Minion Man March: The Surprising Inspiration Behind ‘Despicable Me’s Loveable Little … Things
Jawas, minions, and Oompa Loompas -- Oh my! Photos courtesy of Universal Pictures and Everett Collections.
With "Despicable Me 2" poised to take over the box office this weekend, be prepared for a million Minion march.
Indeed, those little, loveable, yellow … things that help super villain Gru (Steve Carell) take over the world are omnipresent these days, front and center on the "DM2" marketing materials, which are front and center everywhere.
But while minions have become the poster children (literally) of the "Despicable Me" franchise, the little yellow troublemakers weren't part of the original plan at all. Minions, as we know them today, weren't even in the first draft of the screenplay.
Co-screenwriter Cinco Paul credits the film's directors, Pierre Coffin and Chris Renaud, for giving unintelligible voice and tic-tac shaped body to the minions. "Because in the script, we just said, 'Gru’s minions do this or do that' in the initial draft. And then, they came up with the characters’ design and the philosophical concept of the minions," Paul recently told Collider.
According to the LA Times, Coffin and Renaud wanted to beef up Gru's henchman to help draw out the comedy inherent in the mastermind's unlikely plan to steal the moon. So the directors looked for inspiration from some of the silver screen's most notable toadies, particularly the Oompa Loompas from "Willy Wonka & the Chocolate Factory" (1971) and Jawas from "Star Wars: Episode IV – A New Hope" (1977).

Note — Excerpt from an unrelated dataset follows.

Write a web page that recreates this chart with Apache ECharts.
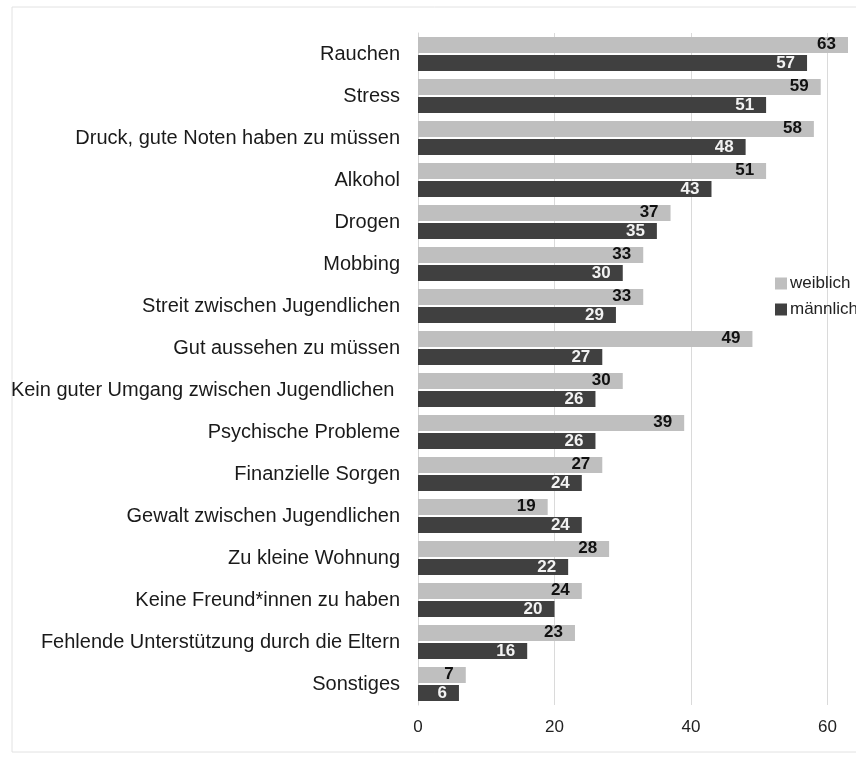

While Coffin and Renuad may have had more vertically challenged henchmen in mind upon initial creation, Carell now looks at the minions as something else entirely. "People love them. They're never not fun. They are as close to a modern day version of the Marx Brothers as I've seen," Carell recently told Yahoo! Movies during the film's press junket.
Feeling the minion love, for the sequel, the filmmakers decided to make the minions more central to the story. According to Paul, he and fellow screenwriter Ken Daurio "just wrote as many scenes as we could with the Minions. Now we have Minions falling in love in this new movie and there’s the fire scene in Gru’s office."